======== Data entries ========
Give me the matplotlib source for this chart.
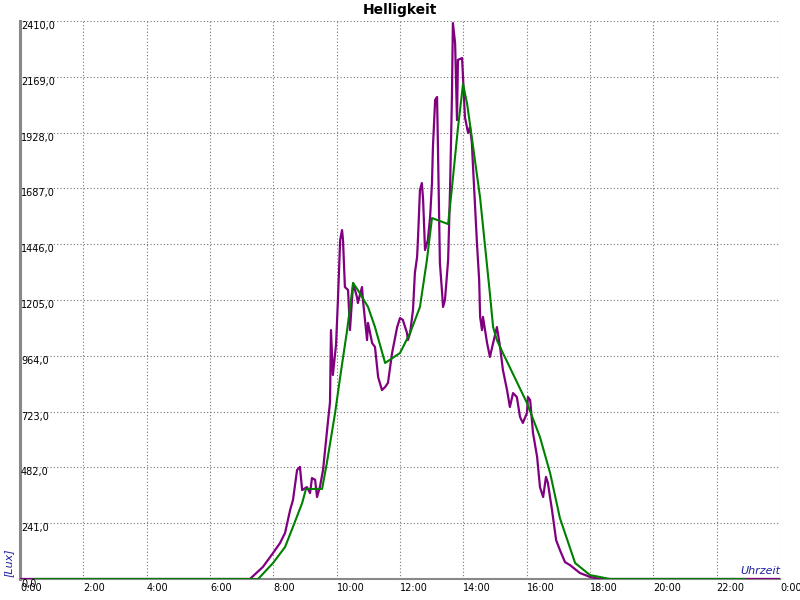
import matplotlib
matplotlib.use("Agg")
import matplotlib.pyplot as plt
from matplotlib.transforms import ScaledTranslation

# Helligkeit (purple, raw measurement): hours vs lux
raw_hours = [0.0, 7.20, 7.26, 7.67, 7.99, 8.21, 8.37, 8.53, 8.62, 8.75, 8.84, 8.91,
             9.06, 9.16, 9.22, 9.32, 9.38, 9.47, 9.57, 9.73, 9.79, 9.82, 9.88, 9.98,
             10.04, 10.11, 10.17, 10.20, 10.26, 10.36, 10.42, 10.52, 10.64, 10.67,
             10.80, 10.83, 10.96, 10.99, 11.12, 11.21, 11.31, 11.43, 11.53, 11.62,
             11.75, 11.91, 12.00, 12.09, 12.22, 12.25, 12.32, 12.41, 12.47, 12.54,
             12.57, 12.63, 12.69, 12.73, 12.79, 12.88, 12.95, 13.01, 13.04, 13.11,
             13.17, 13.20, 13.26, 13.33, 13.36, 13.42, 13.52, 13.58, 13.64, 13.67,
             13.74, 13.80, 13.83, 13.96, 13.99, 14.05, 14.15, 14.21, 14.27, 14.30,
             14.43, 14.50, 14.53, 14.59, 14.62, 14.75, 14.84, 14.94, 15.06, 15.09,
             15.16, 15.25, 15.38, 15.47, 15.57, 15.69, 15.79, 15.88, 16.01, 16.04,
             16.11, 16.20, 16.33, 16.42, 16.52, 16.61, 16.67, 16.80, 16.93, 17.05,
             17.21, 17.37, 17.68, 18.00, 18.32, 24.0]
raw_lux = [0, 0, 0, 52, 112, 155, 199, 298, 341, 471, 484, 384,
           397, 371, 436, 428, 354, 397, 471, 687, 764, 1075, 881, 1011,
           1205, 1464, 1507, 1464, 1261, 1248, 1075, 1278, 1218, 1192,
           1261, 1205, 1032, 1106, 1019, 1002, 872, 816, 829, 847,
           976, 1088, 1127, 1119, 1063, 1032, 1063, 1162, 1322, 1391,
           1477, 1680, 1710, 1637, 1421, 1464, 1563, 1710, 1866, 2069,
           2082, 1853, 1365, 1235, 1175, 1205, 1378, 1680, 2082, 2401,
           2315, 1982, 2242, 2250, 2168, 1995, 1926, 1952, 1883, 1797,
           1451, 1291, 1132, 1075, 1132, 1019, 959, 1019, 1088, 1063,
           1002, 903, 816, 743, 803, 786, 700, 674, 717, 786,
           773, 631, 527, 397, 354, 441, 415, 298, 168, 125,
           73, 60, 26, 9, 0, 0]

# Smoothed curve (green)
avg_hours = [0.47, 7.52, 7.99, 8.37, 8.62, 8.91, 9.03, 9.54, 9.69, 9.95, 10.11,
             10.33, 10.52, 10.67, 10.99, 11.21, 11.53, 12.00, 12.32, 12.63,
             12.85, 13.01, 13.52, 13.64, 13.83, 13.99, 14.12, 14.27, 14.53,
             14.84, 14.94, 15.06, 15.25, 16.01, 16.42, 16.74, 17.05, 17.53,
             18.00, 18.63, 22.90]
avg_lux = [0, 0, 69, 138, 225, 328, 389, 389, 501, 717, 872,
           1075, 1278, 1248, 1175, 1088, 933, 976, 1063, 1175,
           1378, 1559, 1533, 1689, 1948, 2138, 2052, 1905, 1646,
           1231, 1088, 1032, 976, 760, 613, 458, 263, 69,
           17, 0, 0]

y_ticks = [0, 241, 482, 723, 964, 1205, 1446, 1687, 1928, 2169, 2410]
x_ticks = list(range(0, 25, 2))
x_labels = ["0:00", "2:00", "4:00", "6:00", "8:00", "10:00", "12:00",
            "14:00", "16:00", "18:00", "20:00", "22:00", "0:00"]

fig = plt.figure(figsize=(8, 6), dpi=100)
ax = fig.add_axes([0.025, 0.035, 0.95, 0.93])

ax.plot(raw_hours, raw_lux, color="#800080", lw=1.6, zorder=3)
ax.plot(avg_hours, avg_lux, color="#008000", lw=1.5, zorder=4)

ax.set_xlim(0, 24)
ax.set_ylim(0, 2410)
ax.set_xticks(x_ticks)
ax.set_xticklabels(x_labels, fontsize=7)
shift = ScaledTranslation(1 / 100, 0, fig.dpi_scale_trans)
for lbl in ax.get_xticklabels():
    lbl.set_horizontalalignment("left")
    lbl.set_transform(lbl.get_transform() + shift)
ax.set_yticks(y_ticks)
ax.set_yticklabels([])
ax.tick_params(length=0, pad=3)
ax.tick_params(axis="y", length=0, pad=0)

for v in y_ticks:
    ax.text(0.03, v, f"{v:.1f}".replace(".", ","), fontsize=7, va="top",
            ha="left", zorder=5)

ax.grid(True, color="#777777", linestyle=(0, (1, 2)), linewidth=0.8)
ax.set_axisbelow(True)
for side in ["top", "right"]:
    ax.spines[side].set_visible(False)
ax.spines["left"].set_color("#888888")
ax.spines["left"].set_linewidth(2.2)
ax.spines["bottom"].set_color("#888888")
ax.spines["bottom"].set_linewidth(1.5)

ax.set_title("Helligkeit", fontsize=10, fontweight="bold", pad=5)
fig.text(0.011, 0.062, "[Lux]", rotation=90, color="#2020a0", fontsize=8,
         style="italic", ha="center", va="center")
ax.text(24, 12, "Uhrzeit", color="#2020a0", fontsize=8, style="italic",
        ha="right", va="bottom")

plt.savefig("out.png", dpi=100)
plt.close()
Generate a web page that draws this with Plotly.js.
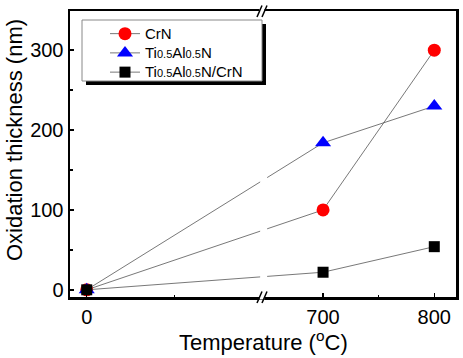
<!DOCTYPE html>
<html>
<head>
<meta charset="utf-8">
<script src="https://cdn.plot.ly/plotly-3.0.1.min.js"></script>
<style>html,body{margin:0;padding:0;background:#fff;}#chart{width:463px;height:358px;}</style>
</head>
<body>
<div id="chart"></div>
<script>
// ---- data ----
const temperatures = [0, 700, 800];
const crnThickness = [0, 100, 300];
const tialnThickness = [0, 184, 230];
const multilayerThickness = [0, 22, 54];
const SUB = s => '<span style="font-size:11px">' + s + '</span>';
const BIG = s => '<span style="font-size:15px">' + s + '</span>';
const seriesNames = ['CrN', 'Ti' + SUB('0.5') + 'Al' + SUB('0.5') + 'N', 'Ti' + SUB('0.5') + 'Al' + SUB('0.5') + 'N/CrN'];
const xTickValues = [0, 700, 800];
const xTickLabels = ['0', '700', '800'];
const xMinorValues = [100, 750];
const yTickValues = [0, 100, 200, 300];

// ---- broken x axis mapping (left segment 0..~200, right segment ~650..820) ----
const LEFT_END = 202;
const RIGHT_START = 646.6;
const RIGHT_SCALE = 1.27;
function xmap(T) { return T <= LEFT_END ? T : LEFT_END + (T - RIGHT_START) * RIGHT_SCALE; }

// pixel helpers for decorations (plot area 70..456 x, 11..297 y)
const PL = 70, PR = 456, PT = 11, PB = 297;
const px = x => (x - PL) / (PR - PL);
const py = y => (PB - y) / (PB - PT);

const font = 'Arial, "Liberation Sans", sans-serif';
const lineStyle = {color: '#555', width: 0.8};

const traces = [
  {x: temperatures.map(xmap), y: crnThickness, name: BIG(seriesNames[0]), mode: 'lines+markers',
   line: lineStyle, marker: {symbol: 'circle', size: 13, color: '#ff0000'}},
  {x: temperatures.map(xmap), y: tialnThickness, name: BIG(seriesNames[1]), mode: 'lines+markers',
   line: lineStyle, marker: {symbol: 'triangle-up', size: 14, color: '#0000ff'}},
  {x: temperatures.map(xmap), y: multilayerThickness, name: BIG(seriesNames[2]), mode: 'lines+markers',
   line: lineStyle, marker: {symbol: 'square', size: 11, color: '#000000'}}
];

const shapes = [
  // gap in the lines at the axis break
  {type: 'rect', xref: 'x', yref: 'paper', x0: LEFT_END - 4, x1: LEFT_END + 4, y0: 0.015, y1: 0.985,
   fillcolor: '#fff', line: {width: 0}, layer: 'above'},
  // legend shadow and box
  {type: 'rect', xref: 'paper', yref: 'paper', x0: px(86), x1: px(266), y0: py(85), y1: py(24),
   fillcolor: '#000', line: {width: 0}, layer: 'above'},
  {type: 'rect', xref: 'paper', yref: 'paper', x0: px(82), x1: px(262), y0: py(81), y1: py(20),
   fillcolor: '#fff', line: {color: '#888', width: 1}, layer: 'above'}
];
// break marks on top and bottom axes
[PB, PT].forEach(yy => {
  shapes.push({type: 'rect', xref: 'paper', yref: 'paper', x0: px(259.5), x1: px(264.5), y0: py(yy + 2.5), y1: py(yy - 2.5),
    fillcolor: '#fff', line: {width: 0}, layer: 'above'});
  shapes.push({type: 'line', xref: 'paper', yref: 'paper', x0: px(257), y0: py(yy + 6), x1: px(262), y1: py(yy - 5.5),
    line: {color: '#000', width: 1.5}, layer: 'above'});
  shapes.push({type: 'line', xref: 'paper', yref: 'paper', x0: px(262), y0: py(yy + 6), x1: px(267), y1: py(yy - 5.5),
    line: {color: '#000', width: 1.5}, layer: 'above'});
});

const layout = {
  width: 463, height: 358,
  margin: {l: PL, r: 463 - PR, t: PT, b: 358 - PB},
  paper_bgcolor: '#fff', plot_bgcolor: '#fff',
  font: {family: font, color: '#000'},
  showlegend: true,
  legend: {x: px(105), y: py(19), xanchor: 'left', yanchor: 'top', bgcolor: 'rgba(0,0,0,0)',
           borderwidth: 0, font: {family: font, size: 12.5, color: '#000'}, tracegroupgap: 0},
  xaxis: {
    range: [-19.1, 421.6], showgrid: false, zeroline: false,
    showline: true, linecolor: '#000', linewidth: 2.5, mirror: true,
    tickmode: 'array', tickvals: xTickValues.map(xmap), ticktext: xTickLabels,
    ticks: 'inside', ticklen: 4, tickwidth: 1.5, tickcolor: '#000',
    minor: {tickmode: 'array', tickvals: xMinorValues.map(xmap), ticks: 'inside', ticklen: 2.5, tickwidth: 1.5, tickcolor: '#000'},
    tickfont: {family: font, size: 20}
  },
  yaxis: {
    range: [-9, 349], showgrid: false, zeroline: false,
    showline: true, linecolor: '#000', linewidth: 2.5, mirror: true,
    tickmode: 'array', tickvals: yTickValues,
    ticks: 'inside', ticklen: 4, tickwidth: 1.5, tickcolor: '#000',
    minor: {dtick: 50, ticks: 'inside', ticklen: 2.5, tickwidth: 1.5, tickcolor: '#000'},
    tickfont: {family: font, size: 20}
  },
  shapes: shapes,
  annotations: [
    {text: 'Oxidation thickness (nm)', xref: 'paper', yref: 'paper', x: px(14), y: py(140),
     xanchor: 'center', yanchor: 'middle', textangle: -90, showarrow: false, borderpad: 0,
     font: {family: font, size: 22, color: '#000'}},
    {text: 'Temperature (<sup>o</sup>C)', xref: 'paper', yref: 'paper', x: px(263), y: py(341),
     xanchor: 'center', yanchor: 'middle', showarrow: false, borderpad: 0,
     font: {family: font, size: 22, color: '#000'}}
  ]
};

Plotly.newPlot('chart', traces, layout, {displayModeBar: false, staticPlot: true});
</script>
</body>
</html>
========
### Task to complete
Go up to the line with "Generate a web" and retype exactly from there through the line with "const yTickValues = [0, 100, 200, 300];". Leave out pictures.

### Exercise answer
Generate a web page that draws this with Plotly.js.
<!DOCTYPE html>
<html>
<head>
<meta charset="utf-8">
<script src="https://cdn.plot.ly/plotly-3.0.1.min.js"></script>
<style>html,body{margin:0;padding:0;background:#fff;}#chart{width:463px;height:358px;}</style>
</head>
<body>
<div id="chart"></div>
<script>
// ---- data ----
const temperatures = [0, 700, 800];
const crnThickness = [0, 100, 300];
const tialnThickness = [0, 184, 230];
const multilayerThickness = [0, 22, 54];
const SUB = s => '<span style="font-size:11px">' + s + '</span>';
const BIG = s => '<span style="font-size:15px">' + s + '</span>';
const seriesNames = ['CrN', 'Ti' + SUB('0.5') + 'Al' + SUB('0.5') + 'N', 'Ti' + SUB('0.5') + 'Al' + SUB('0.5') + 'N/CrN'];
const xTickValues = [0, 700, 800];
const xTickLabels = ['0', '700', '800'];
const xMinorValues = [100, 750];
const yTickValues = [0, 100, 200, 300];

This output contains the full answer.